Trim compaction input (#10374)

Two fixes: 1. Include trailing tool output in the total context size calculation. Otherwise when checking whether compaction should run we ignore newly added outputs. 2. Trim trailing tool output/tool calls until we can fit the request into the model context size. Otherwise the compaction endpoint will fail to compact.
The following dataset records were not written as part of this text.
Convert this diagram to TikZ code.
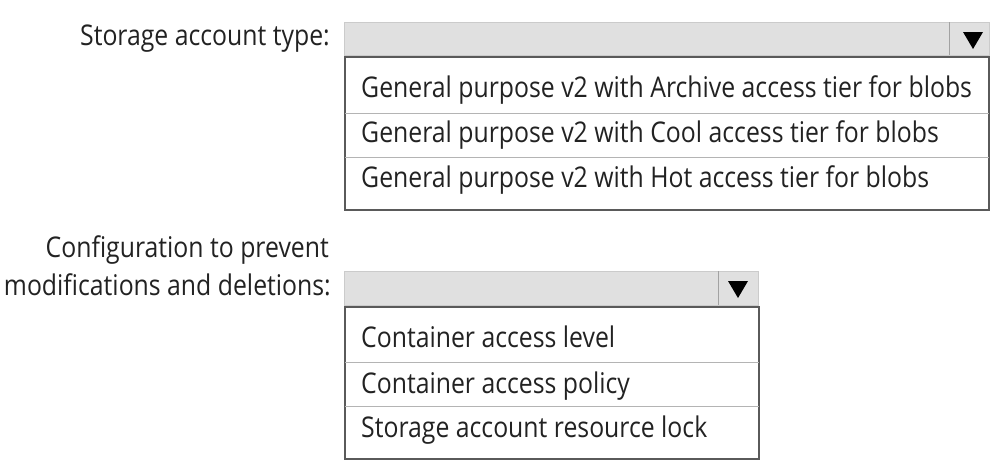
\documentclass[tikz,border=0pt]{standalone}
\usepackage{fontspec}
\setmainfont{Open Sans}[FakeStretch=0.87]
\definecolor{barfill}{HTML}{E0E0E0}
\definecolor{barline}{HTML}{CBCBCB}
\definecolor{listline}{HTML}{5A5A5A}
\definecolor{divline}{HTML}{B4B4B4}
\definecolor{txt}{HTML}{222222}
\tikzset{
  bar/.style={fill=barfill, draw=barline, line width=0.8pt},
  sep/.style={draw=barline!80!black, line width=0.8pt},
  listbox/.style={draw=listline, line width=1.4pt},
  divider/.style={draw=divline, line width=0.8pt},
  arrowtri/.style={fill=black},
  opt/.style={anchor=base west, inner sep=0pt, text=txt, font=\fontsize{28.5}{32}\selectfont},
  lbl/.style={anchor=base east, inner sep=0pt, text=txt, font=\fontsize{28.5}{32}\selectfont},
}
\begin{document}
\begin{tikzpicture}[x=1pt, y=-1pt]
\useasboundingbox (0,0) rectangle (1008,466);
% ---- top dropdown ----
\path[bar] (344,22) rectangle (989,55);
\path[sep] (949,22) -- (949,55);
\path[arrowtri] (963,32) -- (983,32) -- (973,49) -- cycle;
\path[listbox] (345,57) rectangle (989,210);
\path[divider] (345,113) -- (989,113);
\path[divider] (345,157) -- (989,157);
\node[lbl] (l1) at (330,45) {Storage account type:};
\node[opt] (a1) at (361,97) {General purpose v2 with Archive access tier for blobs};
\node[opt] (a2) at (361,142) {General purpose v2 with Cool access tier for blobs};
\node[opt] (a3) at (361,187) {General purpose v2 with Hot access tier for blobs};
% ---- bottom dropdown ----
\path[bar] (344,271) rectangle (758,305);
\path[sep] (718,271) -- (718,305);
\path[arrowtri] (728,281) -- (748,281) -- (738,298) -- cycle;
\path[listbox] (345,307) rectangle (759,459);
\path[divider] (345,362) -- (759,362);
\path[divider] (345,406) -- (759,406);
\node[lbl] (l2) at (329,257) {Configuration to prevent};
\node[lbl] (l3) at (331,295) {modifications and deletions:};
\node[opt] (b1) at (361,347) {Container access level};
\node[opt] (b2) at (361,393) {Container access policy};
\node[opt] (b3) at (361,437) {Storage account resource lock};
\end{tikzpicture}
\end{document}
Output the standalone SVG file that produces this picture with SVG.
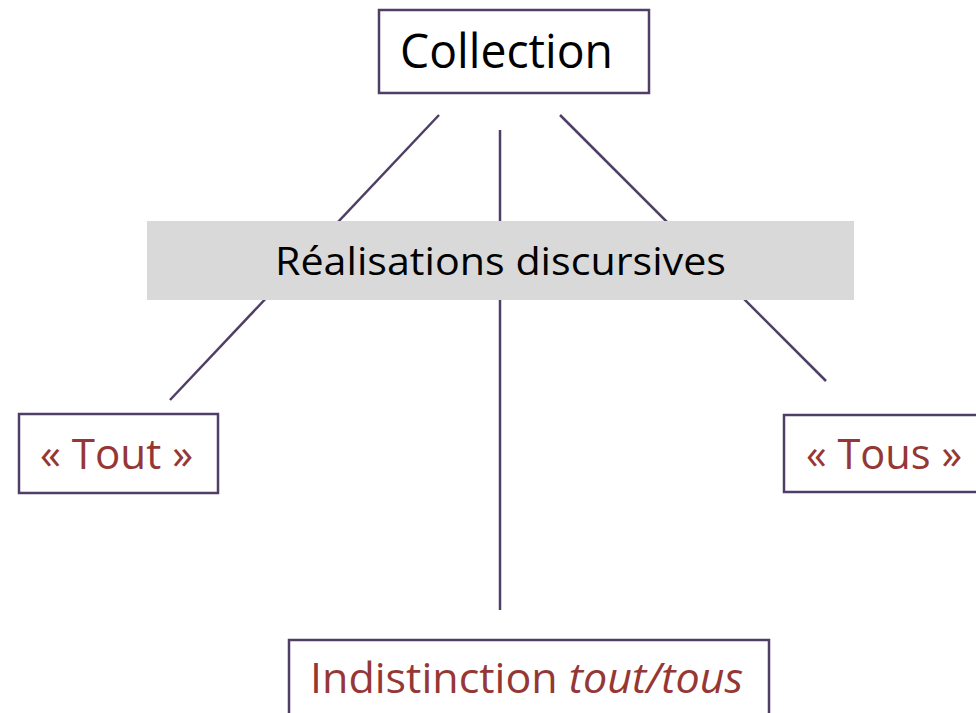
<svg xmlns="http://www.w3.org/2000/svg" width="976" height="713" viewBox="0 0 976 713">
<style>
.box{fill:#ffffff;stroke:#4f3f66;stroke-width:2.5}
.con{stroke:#4f3f66;stroke-width:2.5;fill:none}
.t{font-family:"Open Sans","Noto Sans","Liberation Sans",sans-serif}
.red{fill:#953735}
.blk{fill:#000000}
</style>
<rect width="976" height="713" fill="#ffffff"/>
<g id="connectors">
<line class="con" x1="439" y1="115" x2="170" y2="400"/>
<line class="con" x1="500" y1="130" x2="500" y2="610"/>
<line class="con" x1="560" y1="115" x2="826" y2="381"/>
</g>
<g id="collection">
<rect class="box" x="379" y="10" width="270" height="83"/>
<text class="t blk" x="400" y="68" font-size="47" textLength="213" lengthAdjust="spacingAndGlyphs">Collection</text>
</g>
<g id="realisations">
<rect x="147" y="221" width="707" height="79" fill="#d9d9d9"/>
<text class="t blk" x="275" y="275" font-size="39" textLength="451" lengthAdjust="spacingAndGlyphs">Réalisations discursives</text>
</g>
<g id="tout">
<rect class="box" x="19" y="414" width="199" height="79"/>
<text class="t red" x="40" y="469" font-size="42" textLength="153" lengthAdjust="spacingAndGlyphs">« Tout »</text>
</g>
<g id="tous">
<rect class="box" x="784" y="415" width="200" height="77"/>
<text class="t red" x="806" y="469" font-size="42" textLength="156" lengthAdjust="spacingAndGlyphs">« Tous »</text>
</g>
<g id="indistinction">
<rect class="box" x="289" y="640" width="480" height="90"/>
<text class="t red" x="310" y="693" font-size="42" textLength="433" lengthAdjust="spacingAndGlyphs">Indistinction <tspan font-style="italic">tout/tous</tspan></text>
</g>
</svg>
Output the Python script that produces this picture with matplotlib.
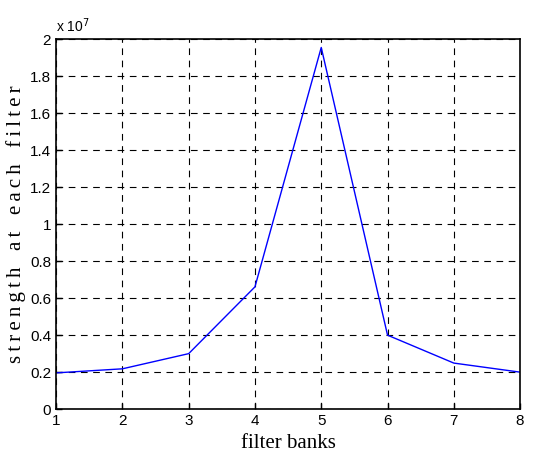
import matplotlib
matplotlib.use('Agg')
import matplotlib.pyplot as plt
from matplotlib.ticker import FuncFormatter

banks = [1, 2, 3, 4, 5, 6, 7, 8]
strength = [0.196e7, 0.218e7, 0.30e7, 0.661e7, 1.955e7, 0.40e7, 0.249e7, 0.20e7]
yticks = [0, 0.2e7, 0.4e7, 0.6e7, 0.8e7, 1.0e7, 1.2e7, 1.4e7, 1.6e7, 1.8e7, 2.0e7]

fig = plt.figure(figsize=(5.34, 4.66), dpi=100)
ax = fig.add_axes([0.105, 0.122, 0.869, 0.794])
ax.plot(banks, strength, color='#0000ff', lw=1)
ax.set_xlim(1, 8)
ax.set_ylim(0, 2e7)
ax.set_xticks(banks)
ax.set_yticks(yticks)
ax.yaxis.set_major_formatter(FuncFormatter(lambda v, p: '0' if v == 0 else ('%g' % (v / 1e7))))
ax.grid(True, color='black', linestyle=(0, (6, 5)), lw=0.8)
ax.tick_params(direction='in', length=4, labelsize=11, width=1)
for lab in ax.get_xticklabels() + ax.get_yticklabels():
    lab.set_family('Liberation Sans')
for s in ax.spines.values():
    s.set_linewidth(1.2)
ax.text(0, 1.01, 'x 10$^7$', transform=ax.transAxes, fontsize=10,
        family='Liberation Sans', va='bottom', ha='left')
ax.set_xlabel('filter banks', family='Liberation Serif', fontsize=15, labelpad=4)
thin = '\u2009'
ylab = (thin * 4).join(thin.join(w) for w in 'strength at each filter'.split())
ax.set_ylabel(ylab, family=['Liberation Serif', 'DejaVu Serif'], fontsize=15, labelpad=3)
fig.savefig('out.png', dpi=100)
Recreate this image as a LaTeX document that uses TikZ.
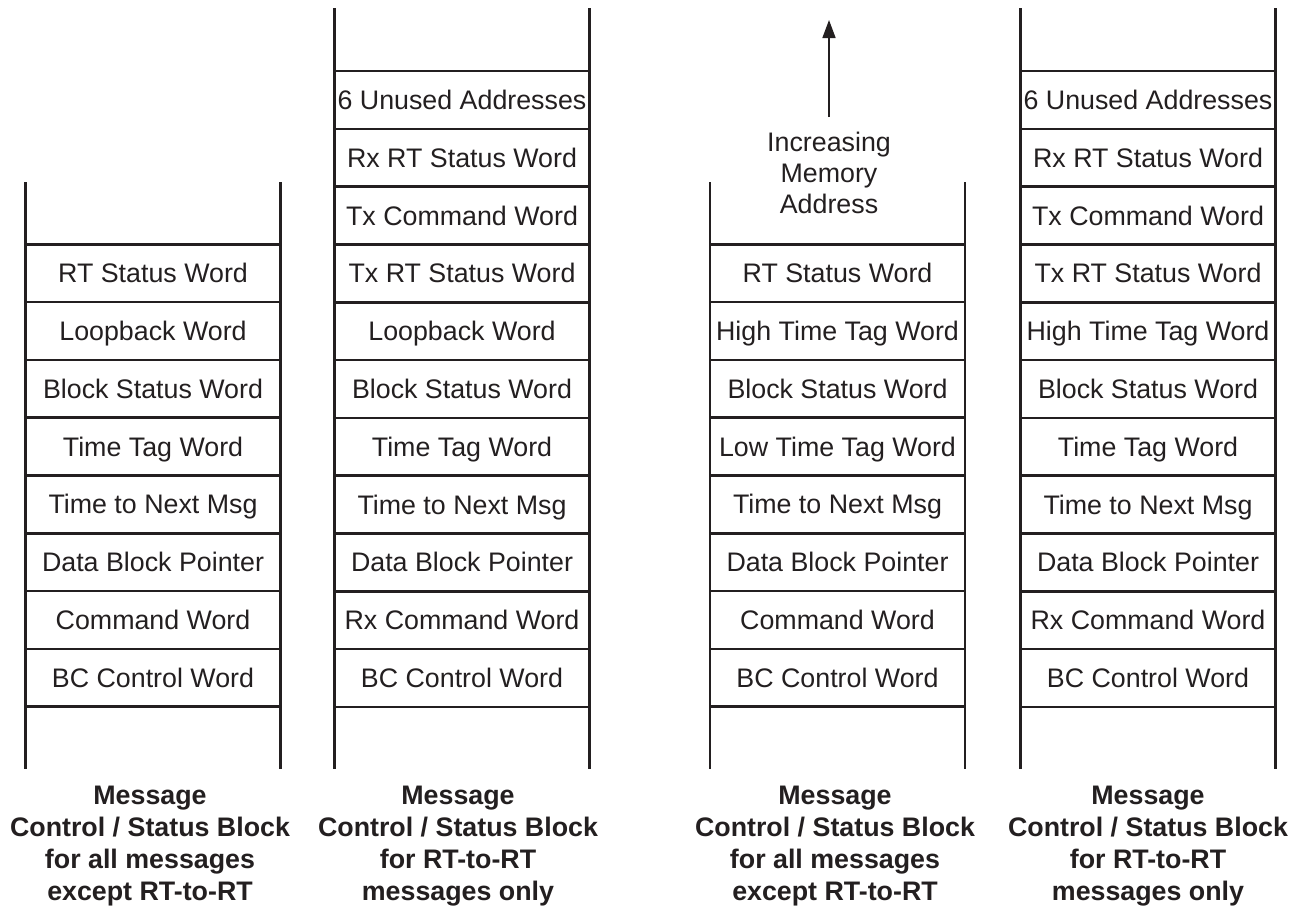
\documentclass[tikz,border=0pt]{standalone}
\usepackage{fontspec}
\setmainfont{Liberation Sans}
\usepackage{xcolor}
\usepackage{tikz}
\usetikzlibrary{positioning}
\usetikzlibrary{arrows.meta}
\pgfdeclarelayer{nodelayer}
\pgfdeclarelayer{edgelayer}
\pgfsetlayers{nodelayer,edgelayer,main}
\definecolor{ink}{HTML}{231F20}
\tikzset{
    none/.style = {inner sep=0pt},
    word/.style = {draw=ink, line width=1.3pt, text=ink, minimum width=127.5pt,
                   minimum height=28.9pt, inner sep=0pt, outer sep=0pt,
                   text height=9.6pt, text depth=0pt,
                   font=\fontsize{13.4}{15.5}\selectfont},
    caption/.style = {none, text=ink, align=center, font=\fontsize{13.4}{16}\selectfont\bfseries},
    rail/.style = {draw=ink, line width=1.3pt}
}

\begin{document}
\begin{tikzpicture}[x=0.5pt, y=-0.5pt]
  \useasboundingbox (0,0) rectangle (1297,912);
  \begin{pgfonlayer}{nodelayer}
    % all messages except RT-to-RT
    \node [word] (0) at (153, 273.1) {RT Status Word};
    \node [word, below=0pt of 0] (1) {Loopback Word};
    \node [word, below=0pt of 1] (2) {Block Status Word};
    \node [word, below=0pt of 2] (3) {Time Tag Word};
    \node [word, below=0pt of 3] (4) {Time to Next Msg};
    \node [word, below=0pt of 4] (5) {Data Block Pointer};
    \node [word, below=0pt of 5] (6) {Command Word};
    \node [word, below=0pt of 6] (7) {BC Control Word};
    % RT-to-RT only
    \node [word] (8) at (462, 99.9) {6 Unused Addresses};
    \node [word, below=0pt of 8] (9) {Rx RT Status Word};
    \node [word, below=0pt of 9] (10) {Tx Command Word};
    \node [word, below=0pt of 10] (11) {Tx RT Status Word};
    \node [word, below=0pt of 11] (12) {Loopback Word};
    \node [word, below=0pt of 12] (13) {Block Status Word};
    \node [word, below=0pt of 13] (14) {Time Tag Word};
    \node [word, below=0pt of 14] (15) {Time to Next Msg};
    \node [word, below=0pt of 15] (16) {Data Block Pointer};
    \node [word, below=0pt of 16] (17) {Rx Command Word};
    \node [word, below=0pt of 17] (18) {BC Control Word};
    % all messages except RT-to-RT, two time tag words
    \node [word] (19) at (837.5, 273.1) {RT Status Word};
    \node [word, below=0pt of 19] (20) {High Time Tag Word};
    \node [word, below=0pt of 20] (21) {Block Status Word};
    \node [word, below=0pt of 21] (22) {Low Time Tag Word};
    \node [word, below=0pt of 22] (23) {Time to Next Msg};
    \node [word, below=0pt of 23] (24) {Data Block Pointer};
    \node [word, below=0pt of 24] (25) {Command Word};
    \node [word, below=0pt of 25] (26) {BC Control Word};
    % RT-to-RT only, two time tag words
    \node [word] (27) at (1148, 99.9) {6 Unused Addresses};
    \node [word, below=0pt of 27] (28) {Rx RT Status Word};
    \node [word, below=0pt of 28] (29) {Tx Command Word};
    \node [word, below=0pt of 29] (30) {Tx RT Status Word};
    \node [word, below=0pt of 30] (31) {High Time Tag Word};
    \node [word, below=0pt of 31] (32) {Block Status Word};
    \node [word, below=0pt of 32] (33) {Time Tag Word};
    \node [word, below=0pt of 33] (34) {Time to Next Msg};
    \node [word, below=0pt of 34] (35) {Data Block Pointer};
    \node [word, below=0pt of 35] (36) {Rx Command Word};
    \node [word, below=0pt of 36] (37) {BC Control Word};
    % captions
    \node [caption] (38) at (150, 846) {Message\\Control / Status Block\\for all messages\\except RT-to-RT};
    \node [caption] (39) at (458, 846) {Message\\Control / Status Block\\for RT-to-RT\\messages only};
    \node [caption] (40) at (835, 846) {Message\\Control / Status Block\\for all messages\\except RT-to-RT};
    \node [caption] (41) at (1148, 846) {Message\\Control / Status Block\\for RT-to-RT\\messages only};
    \node [none, outer sep=7.5pt, text=ink, align=center, font=\fontsize{13.4}{15.5}\selectfont] (42) at (829, 173) {Increasing\\Memory\\Address};
    \coordinate (43) at (829, 20);
  \end{pgfonlayer}
  \begin{pgfonlayer}{edgelayer}
    \draw [rail] ([yshift=31pt]0.north west) -- ([yshift=-31pt]7.south west);
    \draw [rail] ([yshift=31pt]0.north east) -- ([yshift=-31pt]7.south east);
    \draw [rail] ([yshift=31.5pt]8.north west) -- ([yshift=-31pt]18.south west);
    \draw [rail] ([yshift=31.5pt]8.north east) -- ([yshift=-31pt]18.south east);
    \draw [rail] ([yshift=31pt]19.north west) -- ([yshift=-31pt]26.south west);
    \draw [rail] ([yshift=31pt]19.north east) -- ([yshift=-31pt]26.south east);
    \draw [rail] ([yshift=31.5pt]27.north west) -- ([yshift=-31pt]37.south west);
    \draw [rail] ([yshift=31.5pt]27.north east) -- ([yshift=-31pt]37.south east);
    \draw [draw=ink, line width=0.8pt, -{Triangle[length=9pt, width=6.5pt]}] (42) -- (43);
  \end{pgfonlayer}
\end{tikzpicture}
\end{document}
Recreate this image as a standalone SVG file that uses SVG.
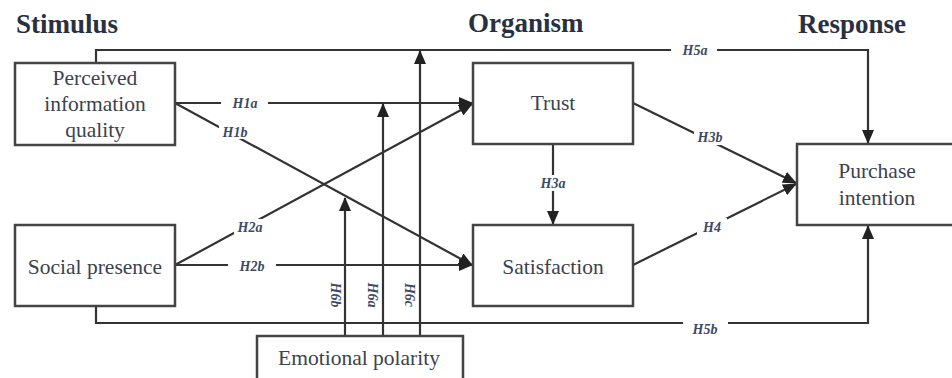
<svg xmlns="http://www.w3.org/2000/svg" width="952" height="378" viewBox="0 0 952 378">
<style>
.box{fill:#fff;stroke:#444;stroke-width:2.5}
.ln{fill:none;stroke:#333;stroke-width:2.2}
.t{font-family:"Liberation Serif","Times New Roman",serif;font-size:21.5px;fill:#3c4250;text-anchor:middle}
.h{font-family:"Liberation Serif","Times New Roman",serif;font-size:27px;font-weight:bold;fill:#2a3040}
.lb{font-family:"Liberation Serif","Times New Roman",serif;font-size:14px;font-weight:bold;font-style:italic;fill:#3c4a66;text-anchor:middle;dominant-baseline:central}
.gap{fill:#fff}
</style>
<defs>
<marker id="ah" markerUnits="userSpaceOnUse" markerWidth="14" markerHeight="12" viewBox="0 0 14 12" refX="13" refY="6" orient="auto">
<path d="M0,0 L14,6 L0,12 Z" fill="#222"/>
</marker>
</defs>
<rect width="952" height="378" fill="#fff"/>
<g id="headers">
<text class="h" x="16" y="33">Stimulus</text>
<text class="h" x="468" y="32">Organism</text>
<text class="h" x="798" y="33">Response</text>
</g>
<g id="connectors">
<polyline class="ln" points="96,63 96,50 868,50 868,143" marker-end="url(#ah)"/>
<polyline class="ln" points="96,306 96,323 868,323 868,226" marker-end="url(#ah)"/>
<line class="ln" x1="175" y1="103" x2="472" y2="103" marker-end="url(#ah)"/>
<line class="ln" x1="175" y1="103" x2="472" y2="265" marker-end="url(#ah)"/>
<line class="ln" x1="175" y1="265" x2="472" y2="104" marker-end="url(#ah)"/>
<line class="ln" x1="175" y1="265" x2="472" y2="265" marker-end="url(#ah)"/>
<line class="ln" x1="553" y1="144" x2="553" y2="224" marker-end="url(#ah)"/>
<line class="ln" x1="633" y1="103" x2="796" y2="183" marker-end="url(#ah)"/>
<line class="ln" x1="633" y1="265" x2="796" y2="184" marker-end="url(#ah)"/>
<line class="ln" x1="345" y1="336" x2="345" y2="198" marker-end="url(#ah)"/>
<line class="ln" x1="383" y1="336" x2="383" y2="104" marker-end="url(#ah)"/>
<line class="ln" x1="420" y1="336" x2="420" y2="51" marker-end="url(#ah)"/>
<rect class="gap" x="671" y="44" width="46" height="12"/>
<text class="lb" x="695" y="50">H5a</text>
<rect class="gap" x="683" y="317" width="45" height="14"/>
<text class="lb" x="705" y="329">H5b</text>
<rect class="gap" x="221" y="97" width="47" height="12"/>
<text class="lb" x="245" y="103">H1a</text>
<rect class="gap" x="219" y="125" width="32" height="14"/>
<text class="lb" x="235" y="132">H1b</text>
<rect class="gap" x="234" y="219" width="32" height="15"/>
<text class="lb" x="250" y="227">H2a</text>
<rect class="gap" x="228" y="259" width="48" height="13"/>
<text class="lb" x="252" y="266">H2b</text>
<rect class="gap" x="539" y="175" width="28" height="16"/>
<text class="lb" x="553" y="183">H3a</text>
<rect class="gap" x="694" y="129" width="32" height="16"/>
<text class="lb" x="710" y="137">H3b</text>
<rect class="gap" x="697" y="218" width="30" height="17"/>
<text class="lb" x="712" y="227">H4</text>
<text class="lb" transform="translate(335,295) rotate(90)">H6b</text>
<text class="lb" transform="translate(372,295) rotate(90)">H6a</text>
<text class="lb" transform="translate(409,295) rotate(90)">H6c</text>
</g>
<g id="piq">
<rect class="box" x="15" y="63" width="160" height="82"/>
<text class="t" x="95" y="85">Perceived</text>
<text class="t" x="95" y="111">information</text>
<text class="t" x="95" y="137">quality</text>
</g>
<g id="social">
<rect class="box" x="15" y="225" width="160" height="81"/>
<text class="t" x="95" y="274">Social presence</text>
</g>
<g id="trust">
<rect class="box" x="473" y="63" width="160" height="81"/>
<text class="t" x="553" y="110">Trust</text>
</g>
<g id="satisfaction">
<rect class="box" x="473" y="225" width="160" height="81"/>
<text class="t" x="553" y="274">Satisfaction</text>
</g>
<g id="purchase">
<rect class="box" x="797" y="144" width="162" height="81"/>
<text class="t" x="877" y="178">Purchase</text>
<text class="t" x="877" y="205">intention</text>
</g>
<g id="emotional">
<rect class="box" x="257" y="336" width="206" height="56"/>
<text class="t" x="359" y="365">Emotional polarity</text>
</g>
</svg>
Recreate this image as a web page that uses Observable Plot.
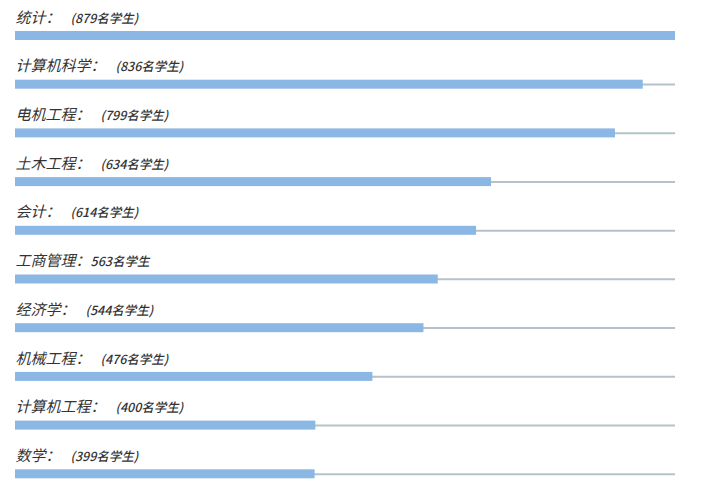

We only trim items that can be reproduced again by the model (tool calls, tool call outputs).
2026-05-02 10:26:45 +00:00 · 2026-02-02 19:03:11 -08:00
parent 7e07ec8f73
commit cbfd2a37cc
6 changed files with 354 additions and 40 deletions
--- a/codex-rs/core/src/codex.rs
+++ b/codex-rs/core/src/codex.rs
@@ -1051,6 +1051,11 @@ impl Session {
        state.get_total_token_usage(state.server_reasoning_included())
    }

+    async fn get_estimated_token_count(&self, turn_context: &TurnContext) -> Option<i64> {
+        let state = self.state.lock().await;
+        state.history.estimate_token_count(turn_context)
+    }
+
    pub(crate) async fn get_base_instructions(&self) -> BaseInstructions {
        let state = self.state.lock().await;
        BaseInstructions {
@@ -3310,6 +3315,7 @@ pub(crate) async fn run_turn(
    let model_info = turn_context.client.get_model_info();
    let auto_compact_limit = model_info.auto_compact_token_limit().unwrap_or(i64::MAX);
    let total_usage_tokens = sess.get_total_token_usage().await;
+
    let event = EventMsg::TurnStarted(TurnStartedEvent {
        model_context_window: turn_context.client.get_model_context_window(),
        collaboration_mode_kind: turn_context.collaboration_mode.mode,
@@ -3465,6 +3471,19 @@ pub(crate) async fn run_turn(
                let total_usage_tokens = sess.get_total_token_usage().await;
                let token_limit_reached = total_usage_tokens >= auto_compact_limit;

+                let estimated_token_count =
+                    sess.get_estimated_token_count(turn_context.as_ref()).await;
+
+                info!(
+                    turn_id = %turn_context.sub_id,
+                    total_usage_tokens,
+                    estimated_token_count = ?estimated_token_count,
+                    auto_compact_limit,
+                    token_limit_reached,
+                    needs_follow_up,
+                    "post sampling token usage"
+                );
+
                // as long as compaction works well in getting us way below the token limit, we shouldn't worry about being in an infinite loop.
                if token_limit_reached && needs_follow_up {
                    run_auto_compact(&sess, &turn_context).await;